The labor unions say they expect high failure rates on the new assessment this year, pointing to a pilot program at SUNY Potsdam where they say nine of 18 students failed.‚Äč They're pushing the state to grandfather in current seniors under the previous process and consider not using the edTPA as a requirement for certification.

Margaret Veve, coordinator of student teaching at SUNY New Paltz in Ulster County, said she personally believes the edTPA has had "an impact on the level of interest that students are taking in their learning."

But the implementation of the program, she said, has led to problems.

"For me personally and the work that I do, the implementation of it has been problematic because it has come so quickly and it has made people very, very anxious about what is it they have to do as student teachers," Veve said. "It's a double-edged sword -- it can be positive, but with the difficulties of implementing it, the benefits are not outweighing what I've seen so far."

Student teachers say they are having a hard time trying to figure out how to put together their portfolios and submit them to Pearson, the international testing giant administering the assessments.

"It's this edTPA that's putting all of this mental anguish on myself and my fellow student teachers," said Tom Pinto, a SUNY Brockport senior from Eastchester, Westchester County. "We've been asked to learn in weeks what we should have started to learn in freshman or sophomore year. It's absurd."

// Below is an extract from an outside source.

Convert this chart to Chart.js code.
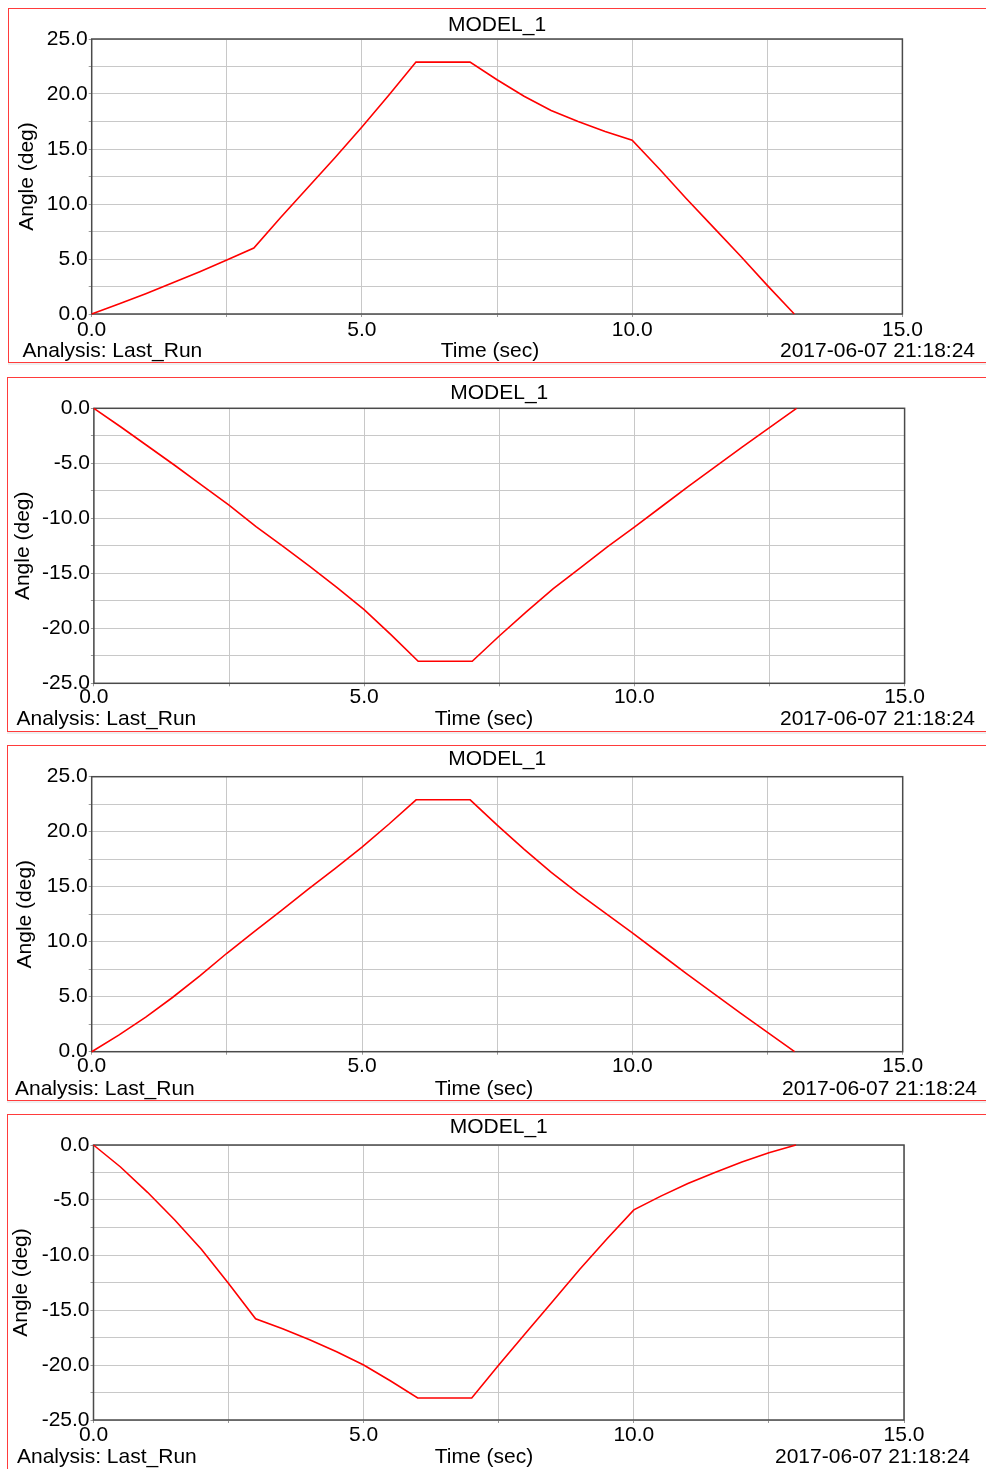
<!DOCTYPE html>
<html>
<head>
<meta charset="utf-8">
<script src="https://cdn.jsdelivr.net/npm/chart.js@4"></script>
<style>
  html, body { margin: 0; padding: 0; background: #fff; overflow: hidden; }
  body { width: 986px; height: 1469px; position: relative; font-family: "Liberation Sans", Arial, sans-serif; }
  .panel { position: absolute; width: 1000px; border: 1px solid #ff3b3b; box-shadow: 0 2px 0 #efefef; }
  .panel canvas { display: block; }
  .foot { position: absolute; font-size: 21px; line-height: 24px; color: #000; white-space: nowrap; }
</style>
</head>
<body>
<script>
// Time axis (sec) shared by the four runs
const timeSec = [0, 0.5, 1, 1.5, 2, 2.5, 3, 3.5, 4, 4.5, 5, 5.5, 6, 6.5, 7, 7.5, 8, 8.5, 9, 9.5, 10, 10.5, 11, 11.5, 12, 12.5, 13];

// Angle (deg) of each panel
const angle1 = [0, 0.9, 1.85, 2.85, 3.85, 4.9, 6.0, 8.8, 11.5, 14.2, 17.0, 19.9, 22.9, 22.9, 22.9, 21.3, 19.8, 18.5, 17.5, 16.6, 15.8, 13.2, 10.5, 7.9, 5.3, 2.6, 0];
const angle2 = [0, -1.7, -3.45, -5.2, -7.0, -8.8, -10.75, -12.55, -14.4, -16.3, -18.3, -20.6, -23.0, -23.0, -23.0, -20.7, -18.5, -16.4, -14.5, -12.6, -10.8, -8.95, -7.1, -5.3, -3.5, -1.75, 0];
const angle3 = [0, 1.5, 3.15, 4.95, 6.9, 8.95, 10.9, 12.8, 14.75, 16.65, 18.6, 20.7, 22.9, 22.9, 22.9, 20.6, 18.4, 16.3, 14.4, 12.6, 10.8, 8.95, 7.1, 5.3, 3.5, 1.75, 0];
const angle4 = [0, -2.0, -4.3, -6.8, -9.5, -12.6, -15.8, -16.7, -17.7, -18.8, -20.0, -21.45, -23.0, -23.0, -23.0, -20.0, -17.1, -14.2, -11.3, -8.55, -5.9, -4.65, -3.5, -2.5, -1.55, -0.7, 0];

// Axis ranges
const xRange = [0, 15];
const yRangePos = [0, 25];
const yRangeNeg = [-25, 0];

// Texts
const chartTitle = 'MODEL_1';
const yTitle = 'Angle (deg)';
const xTitle = 'Time (sec)';
const analysisText = 'Analysis: Last_Run';
const dateText = '2017-06-07 21:18:24';

// page layout of each panel (px, page coords)
const panels = [
  { data: angle1, yr: yRangePos, box: {left: 8, top: 8, height: 355}, plot: {l: 91.7, r: 902.4, t: 39, b: 314},
    titleY: 25, yTitleX: 27.5, tickY: 330, footY: 350, timeX: 490, anaX: 22.5, dateR: 975 },
  { data: angle2, yr: yRangeNeg, box: {left: 7, top: 377, height: 355}, plot: {l: 93.9, r: 904.6, t: 408.3, b: 683.3},
    titleY: 393, yTitleX: 23, tickY: 697, footY: 718, timeX: 484, anaX: 16.5, dateR: 975 },
  { data: angle3, yr: yRangePos, box: {left: 7, top: 745, height: 356}, plot: {l: 91.7, r: 902.7, t: 776.7, b: 1051.7},
    titleY: 759, yTitleX: 25, tickY: 1066, footY: 1088, timeX: 484, anaX: 15, dateR: 977 },
  { data: angle4, yr: yRangeNeg, box: {left: 7, top: 1114, height: 400}, plot: {l: 93.5, r: 904, t: 1145, b: 1420},
    titleY: 1127, yTitleX: 21, tickY: 1435, footY: 1456, timeX: 484, anaX: 17, dateR: 970 }
];

const FONT = { family: '"Liberation Sans", Arial, sans-serif', size: 21 };
const HALF_LINE = FONT.size * 1.2 / 2;
const CANVAS_W = 978;

// dark frame around the plot area
const framePlugin = {
  id: 'frame',
  beforeDatasetsDraw(chart) {
    const {ctx, chartArea: a} = chart;
    ctx.save();
    ctx.strokeStyle = '#4a4a4a';
    ctx.lineWidth = 1.5;
    ctx.strokeRect(a.left, a.top, a.right - a.left, a.bottom - a.top);
    ctx.restore();
  }
};

function label5(v) {
  return Math.abs(v % 5) < 1e-9 ? v.toFixed(1) : '';
}

function addFoot(text, x, y, align) {
  const el = document.createElement('div');
  el.className = 'foot';
  el.textContent = text;
  el.style.top = (y - 12) + 'px';
  if (align === 'left') el.style.left = x + 'px';
  else if (align === 'right') el.style.right = (986 - x) + 'px';
  else { el.style.left = x + 'px'; el.style.transform = 'translateX(-50%)'; }
  document.body.appendChild(el);
}

function makePanel(p) {
  const div = document.createElement('div');
  div.className = 'panel';
  div.style.left = p.box.left + 'px';
  div.style.top = p.box.top + 'px';
  div.style.height = (p.box.height - 2) + 'px';
  const canvas = document.createElement('canvas');
  const cx = p.box.left + 1, cy = p.box.top + 1;
  const H = p.box.height - 2;
  canvas.width = CANVAS_W;
  canvas.height = H;
  div.appendChild(canvas);
  document.body.appendChild(div);

  // geometry relative to the canvas
  const padLeft = p.yTitleX - cx - HALF_LINE;
  const yWidth = p.plot.l - cx - padLeft;
  const padRight = CANVAS_W - (p.plot.r - cx);
  const xHeight = H - (p.plot.b - cy);
  const xTickPad = p.tickY - p.plot.b - 3 - HALF_LINE;

  new Chart(canvas, {
    type: 'line',
    data: {
      datasets: [{
        data: timeSec.map((t, i) => ({x: t, y: p.data[i]})),
        borderColor: '#ff0000',
        borderWidth: 1.6,
        pointRadius: 0,
        tension: 0,
        clip: 4
      }]
    },
    options: {
      responsive: false,
      animation: false,
      events: [],
      layout: { padding: {left: padLeft, right: padRight, top: 0, bottom: 0} },
      plugins: {
        legend: {display: false},
        tooltip: {enabled: false},
        title: {
          display: true,
          text: chartTitle,
          fullSize: false,
          color: '#000',
          font: {...FONT, weight: 'normal'},
          padding: {top: p.titleY - cy - HALF_LINE, bottom: p.plot.t - p.titleY - HALF_LINE}
        }
      },
      scales: {
        x: {
          type: 'linear',
          min: xRange[0], max: xRange[1],
          afterFit: s => { s.height = xHeight; },
          grid: {color: '#c8c8c8', lineWidth: 1, drawTicks: true, tickLength: 3, tickColor: '#9a9a9a'},
          border: {display: false},
          ticks: {stepSize: 2.5, autoSkip: false, maxRotation: 0, padding: xTickPad, color: '#000', font: FONT, callback: label5}
        },
        y: {
          min: p.yr[0], max: p.yr[1],
          afterFit: s => { s.width = yWidth; },
          grid: {color: '#c8c8c8', lineWidth: 1, drawTicks: true, tickLength: 3, tickColor: '#9a9a9a'},
          border: {display: false},
          ticks: {stepSize: 2.5, autoSkip: false, padding: 1, color: '#000', font: FONT, callback: label5},
          title: {display: true, text: yTitle, color: '#000', font: FONT, padding: {top: 0, bottom: 0}}
        }
      }
    },
    plugins: [framePlugin]
  });

  addFoot(analysisText, p.anaX, p.footY, 'left');
  addFoot(xTitle, p.timeX, p.footY, 'center');
  addFoot(dateText, p.dateR, p.footY, 'right');
}

panels.forEach(makePanel);
</script>
</body>
</html>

The state Education Department disputes that colleges didn't have enough time to prepare.

The department began developing its own assessment based on the precursor to the edTPA in 2010, and the program has been field tested for a year, Tompkins said. The exam was first supposed to be implemented by May 13 but has already been delayed by a year, he said.

The "reason we pushed back the timeline in 2012 is because the preparation programs knew the implementation date was approaching and they wanted more time to prepare," Tompkins said in the statement. "So the claim that they didn't know cannot be supported."

Dangler disputed the reason for the delay, claiming it was actually because Pearson, the test's administrator, needed more time to implement its system.

If a student fails the edTPA, they would have to consult with their faculty adviser to decide whether to retake a portion of it or the whole thing, according to the Education Department. The entire assessment costs about $300 to take.

More than 30 states are using the edTPA this year, but only two -- Washington and New York -- are requiring passage for licensing teachers.

When the passing scores were announced in November, state Education Commissioner John King said the assessment will ensure teachers are ready for the classroom.

"The edTPA is designed to measure a candidate's readiness to teach by assessing critical teaching practices designed to foster student learning -- practices like the ability to demonstrate effective planning, instruction, and assessment," King said in a statement.